As of May, about 5,000 of the roughly 24,000 applicants for Section 8 and public housing lived or worked in Cambridge. Some may have applied for both vouchers and public housing.

Preventing racial discrimination

The 70-30 split aligns with Massachusetts Department of Housing and Community Development guidelines for affordable housing supported financially by the state. The state agency adopted the policy to prevent racial discrimination in subsidized housing. Evidence in lawsuits has shown that some overwhelmingly white communities used local preference to keep nonwhite applicants out.

The Housing Authority’s huge construction program upgrading many of its developments depends heavily on money from selling low-income housing tax credits to private investors. And the state allocates those tax credits to affordable housing developers.

The clash between Cambridge’s 100 percent local preference and the state’s 70-30 standard had caused unpublicized tension. “In past deals [involving tax credits] it has come up in discussion and we have either pushed back or it was not something that DHCD pushed on,” Johnston said.

But in the case of Daniel F. Burns and Roosevelt Towers, both upcoming improvement projects, “DHCD and MassHousing pretty much dug their heels in,” he said. The city authority acquiesced. “At this point, my need to get the deals closed is more my priority,” Johnston said. With few vacancies in public housing, it’s not likely to affect many applicants, he said, and local residents or employees may still get one of the 30 percent units based on when they applied.

Cambridge already diverse

A spokeswoman for the state agency did not respond when asked about Johnston’s description of the negotiations around the city’s preference policy. City authority commissioner Susan Connelly, director of community assistance and strategic partnerships for the Massachusetts Housing Partnership, several times raised the issue at CHA meetings, saying the 100 percent local preference violates state rules and the issue was a matter of housing discrimination.

Asked to respond, Johnston said the 70-30 split “is a guideline, not a rule” and the 100 percent local preference policy does not violate any laws or regulations. He said the local authority “is diverse” and its use of preference “has no disparate impact based on race. The percentage of racial minorities living in CHA housing exceeds by far the percentage of minorities that live generally in the city of Cambridge.”

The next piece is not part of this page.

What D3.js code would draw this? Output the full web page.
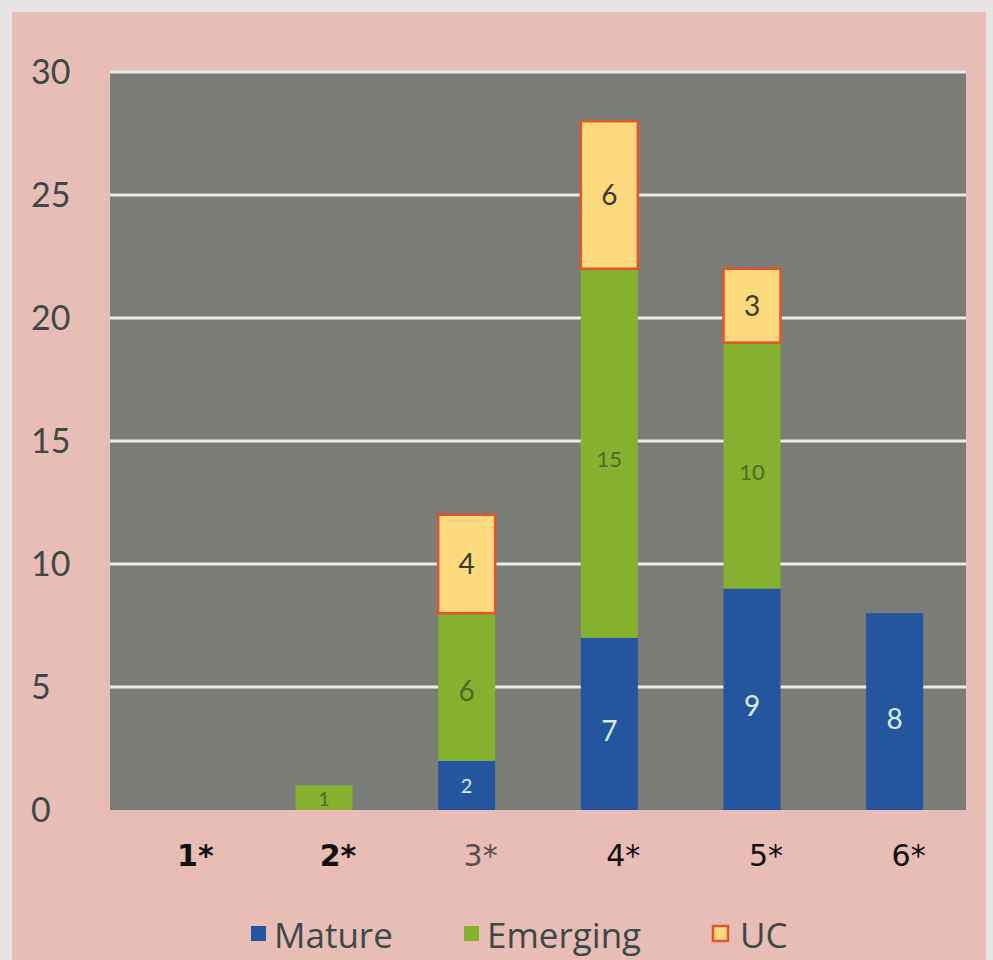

As for inclusionary housing, financed by developers of multifamily market rate housing required to set aside a certain percentage of affordable housing units: Community Development uses a complicated point system that gives top priority to residents; of residents, those with children get priority over emergency applicants without children. The priority for families with children doesn’t apply to studios and one-bedroom apartments. And families with children under 6 get priority over applicants with older children.

Presented during summer

The proposal presented to the council’s housing committee last June would give emergency applicants priority over families who have a stable place to live. The current policy gives “too significant an advantage to applicants with children,” the department presentation said.

The proposal made several other changes, including tightening up the criteria for an emergency and making it easier for families with older children to get priority. The department didn’t provide any racial breakdown of inclusionary housing occupants. Previously a spokeswoman said inclusionary housing residents were asked about their race, but answering was optional.

Several city councillors had reservations about the changes, particularly eliminating overcrowding as a qualification for having an emergency, and giving an emergency applicant only one chance to accept a unit.

Due for return

Some councillors wanted to broaden the definition of local resident so that a family “displaced” from the city could qualify for the preference even if they had not applied for inclusionary housing while they lived here. Currently an applicant is considered a local resident if he or she applied while living in Cambridge; they will continue to get the preference after leaving, as long as that application hasn’t been closed.

At the end of a Housing Committee hearing in June, community development officials said they would return with a modified proposal. City spokesman Lee Gianetti said the department expects to present a new plan “this winter.”

Gianetti said the dilution in local preference rules was unavoidable. “The Cambridge Housing Authority, like other affordable housing providers using state funding, has limited ability to impact funding criteria and requirements when using state funds to assist in their affordable housing development or preservation efforts,” he said.


This post was updated Jan. 15, 2020, to clarify the project-based vouchers where a 70-30 local preference split applies.